According to Alex Tutty, head of the Computer Games Department at leading media law firm Sheridans, unless the company has concrete evidence that their intellectual property has been stolen, there isn’t much chance of that happening.

Tutty told Verdict:

 “An entire genre is not protectable (under English law, at least) and so the statements about “replicating the experience” seem unlikely to succeed on a copyright infringement basis.”

“Allowing an entire genre to be protected is something that would stifle competition and also is a slippery slope. There are only certain ways certain games can be represented and both PUBG and Fortnite are part of a wider genre of shooters, so for anyone of them to claim they own the exclusive rights is impossible.”

Lobov agrees. Given that the battle royale genre was around a long time before it found its way into the video game mainstream last year, it’s particularly difficult for PUBG Corporation to justify that they have any sort of claim to it.

Lobov said:

“The situation is made yet more complicated by the fact that the core gameplay loop, the so-called Battle Royale format, existed in popular culture long before either of these games became successful, making it less likely to be protectable by itself.”

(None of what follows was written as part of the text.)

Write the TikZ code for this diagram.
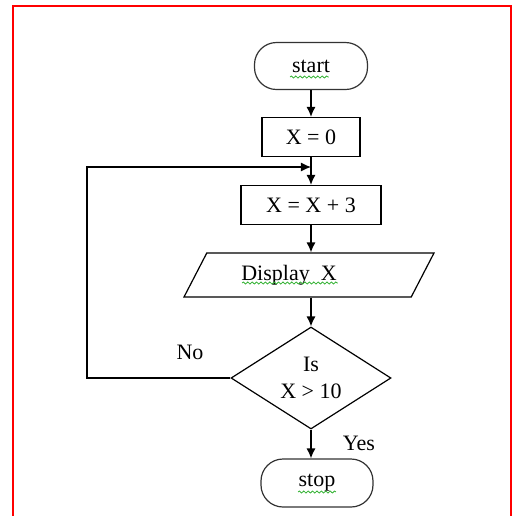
\documentclass[tikz,border=0pt]{standalone}
\usepackage{fontspec}
\setmainfont{Liberation Serif}
\usetikzlibrary{shapes.geometric,arrows.meta,decorations.pathmorphing}

\newlength{\du}
\setlength{\du}{0.5pt}
\definecolor{framecolor}{rgb}{1.000000, 0.000000, 0.000000}
\definecolor{squigglecolor}{rgb}{0.200000, 0.700000, 0.200000}
\definecolor{dialinecolor}{rgb}{0.000000, 0.000000, 0.000000}

\tikzset{
  termbox/.style={draw=dialinecolor!80, line width=0.6pt, rounded corners=22\du,
    minimum width=113\du, minimum height=47\du, inner sep=0pt},
  procbox/.style={draw=dialinecolor, line width=0.6pt, minimum height=39\du, inner sep=0pt},
  iobox/.style={draw=dialinecolor, line width=0.6pt, trapezium, trapezium left angle=41.3,
    trapezium right angle=138.7, trapezium stretches body=true,
    minimum width=250\du, minimum height=44\du, inner sep=0pt},
  decbox/.style={draw=dialinecolor, line width=0.6pt, diamond, aspect=1.57,
    minimum width=160\du, minimum height=102\du, inner sep=0pt, align=center},
  flow/.style={-{Latex[length=5pt,width=4.5pt]}, line width=0.6pt},
  squiggle/.style={draw=squigglecolor, line width=0.4pt, decorate,
    decoration={snake, amplitude=0.5pt, segment length=2.2pt}}
}

\begin{document}
\begin{tikzpicture}
\tikzstyle{every node}=[font=\fontsize{11}{13.5}\selectfont]
\pgftransformyscale{-1.000000}
\useasboundingbox (0\du,0\du) rectangle (514\du,516\du);
% frame
\draw[framecolor, line width=1pt] (13\du,516\du)--(13\du,6\du)--(511\du,6\du)--(511\du,516\du);
% boxes
\node[termbox] (start) at (311\du,66\du) {start};
\node[procbox, minimum width=98\du] (x0) at (311\du,137\du) {X = 0};
\node[procbox, minimum width=140\du] (x3) at (311\du,205\du) {X = X + 3};
\node[iobox] (disp) at (309\du,275\du) {Display\ \ X\hspace{40\du}\null};
\node[decbox] (test) at (311\du,378\du) {Is\\X > 10};
\node[termbox, minimum width=112\du, minimum height=48\du] (stop) at (317\du,483\du) {stop};
\node (no) at (190\du,352\du) {No};
\node (yes) at (359\du,443\du) {Yes};
\coordinate (merge) at (311\du,167\du);
\coordinate (turn) at (87\du,167\du);
% arrows
\draw[flow] (start) -- (x0);
\draw[flow] (x0) -- (x3);
\draw[flow] (x3) -- (x3 |- disp.north);
\draw[flow] (test |- disp.south) -- (test);
\draw[flow] (test.south) -- (test.south |- stop.north);
\draw[flow] (test.west) -| (turn) -- (merge);
% spell check marks
\draw[squiggle] (290\du,77\du) -- (329\du,77\du);
\draw[squiggle] (242\du,283\du) -- (338\du,283\du);
\draw[squiggle] (298\du,492\du) -- (336\du,492\du);
\end{tikzpicture}
\end{document}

PUBG vs Fortnite: Does PUBG Corp have a case?

Id Software doesn’t own the first-person shooter genre for creating Doom, and Nintendo can’t sue every developer that has made a 3D platformer since Super Mario 64’s release.

Rather than arguing that Fortnite doesn’t bring anything new to the genre, Lobov tells us, PUBG Corporation would have to rely on a combination of other legal arguments, such as infringement of trademarks and designs, or unfair competition.

I’m no lawyer, but given Epic Games took a popular $30 game, redesigned it and then released it for free, there is certainly a case to be made for the latter.

Cosmas Hanson told Verdict:

“One could argue that it took lots of the existing PUBG gamers. Anecdotally, it seems as though many gamers switched to Fortnite, but the two have very different looks and feels, so it is hard to say,”

Research conducted by Newzoo suggests that this is the case. According to the video game market intelligence company, 35% of battle royale players now exclusively play Fortnite. Just 25% exclusively play PUBG.

According to the company, Fortnite’s larger market share is likely due to the fact that it is free for anyone to pick up and play.

Whether or not that constitutes unfair competition is now for the Korean legal system to decide.

Industry consequences

According to Games Radar, if the case goes PUBG Corporation’s way, potential punishments could range from a one-off fine based on the amount of revenue that Fortnite has generated in South Korea, to an order to cease operations in the country. Alternatively, Epic Games could be forced to pay PUBG a licensing fee or royalty payments to continue using the company’s assets.

Forcing Fortnite’s closure seems unlikely. It’s a decision that would cause plenty of backlash in the gaming community and, given that 75% of battle royale players play Fortnite, one that PUBG is probably best off avoiding. However, it is now out of their hands and in the hands of the legal system.

According to Tutty, if Epic Games is found to have breached copyright laws in Korea, it is highly likely that courts in other jurisdictions would come to a similar conclusion. Epic, having already lost one fight, wouldn’t likely be willing to spend the money fighting another.

If PUBG Corporation’s copyright claim is successful, this could open the floodgates to a number of similar cases. It would set a precedent and undoubtedly convince other developers to file similar claims against their competitors.

SuperData analyst Reggie McKim told Verdict:

“The precedent a PUBG Corp favoured ruling would set would be extremely harmful to the industry,”

“If game publishers get to have monopolies on genres or certain mechanics that make the genre unique, then, for example, myriad first person shooter games will be subject to legal action because of their similarities to each other.”

In reality, that probably isn’t the outcome that PUBG Corporation is expecting. Instead, the case likely serves as a warning shot to both Epic Games and other developers that PUBG won’t go down without a fight as interest in the genre ramps up.

Tutty told Verdict:

“Bluehole is clearly concerned about Fortnite and its success and is taking steps to protect its position. While a copyright claim on the face of it does not look too promising, it might be a good tactical move in order to try and warn Epic that it is going to be closely looking at this.”

This could also serve as a deterrent to other publishers that might be considering moving into PUBG’s territory.

Going by various reports, DICE will add a battle royale mode to their upcoming Battlefield V title. Likewise, Treyarch, the developer creating Call of Duty: Black Ops 4, has confirmed that battle royale is coming to CoD. There have also been rumours of established games like Counter-Strike: Global Offensive and Overwatch getting the game mode in recent months. There’s even talk of Rockstar’s upcoming Red Read Redemption 2, one of the most anticipated titles of 2018, featuring a battle royale mode.

The majority of these reports are merely rumours. However, what seems certain is that whoever decides to encroach on PUBG’s territory will be met with the same hostility as that directed at Epic.

“A ruling in PUBG’s favour could certainly make developers everywhere pause to see what they may be doing and if it is too similar to other games already in the market,” Cosmas Hanson told Verdict.

Regardless, whatever PUBG Corp throws at them, it is unlikely to phase publishers too much, given the lucrative revenues that battle royale games will undoubtedly provide. This is the fastest growing genre in video games and no publisher is going to want to miss out on a share of the spoils.